I've always struggled with my look and with my body. Even when I was a little child I hated my body because I wasn't as thin as my best friend. I was six when I first wanted to change my diet. Absurd, right?
When I was about twelve or 13, my eating habit changed. it got worse. I gained so much weight and everything I could think of was just about losing weight as fast as I could to look a certain weight.
for the past few years I've struggled with losing weight and I'm still at the same point with the same weight. I've always wanted to look a certain weight to feel accepted and to feel loved from others that I forgot to learn how to love myself.
I mean, who are these people who think they can rule the world and say how we have to look like? Why do we feel bad about ourselves because we don't look as 'pretty' or 'skinny' as society expects from us?
Ok, maybe we don't have big eyes or big lips, maybe our nose isn't perfect, but that does not make us 'ugly'. we aren't just our looks. We present our inside. We may find ourselves 'ugly' when we look into the mirror, but that's not really us. We are what we say, we are what we like, what makes us happy. We look absolutely stunning when we're talking about something we love. We are gorgeous when our eyes sparkle or when we have little crinkles while smiling. And we have to learn that every imperfection makes us perfect and that we ARE beautiful.

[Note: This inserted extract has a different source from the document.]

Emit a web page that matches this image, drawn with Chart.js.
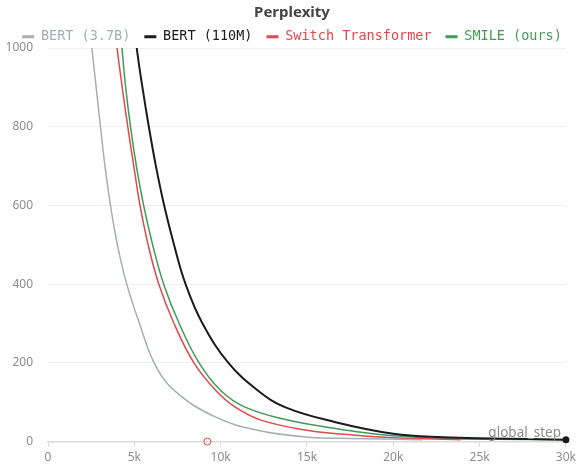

My mom said to me that it's okay to have a bit more pounds on the hips and my brother asked: More pounds than what?
And this moment, it hit me. He was right. More pounds than what? Yeah, I have a curvy body, a have fat, I have a big tummy and thick legs and hell yeah, I've got a double chin when I laugh. But it is okay, because i am myself and that's good enough. I often still struggle with self confidence because everyone around me is skinny. Everyone on social media is skinny. Even many 'curvy' models are still at a normal weight or are even skinny just with big boobs and a booty. But that does not mean that I have to be skinny. That does not mean that anyone has to be skinny.
The truth is, everyone has struggles with their bodies. Even the ones who look 'perfect' from outside. And body-shaming others doesn't make us better in any way. It's finally time that we tell each other how amazing everyone is. We have to compliment each others more often.
And it's finally time that I start to love myself for who I am not hate myself for who I'm not. And you should start to love yourself too because there are a million reasons why.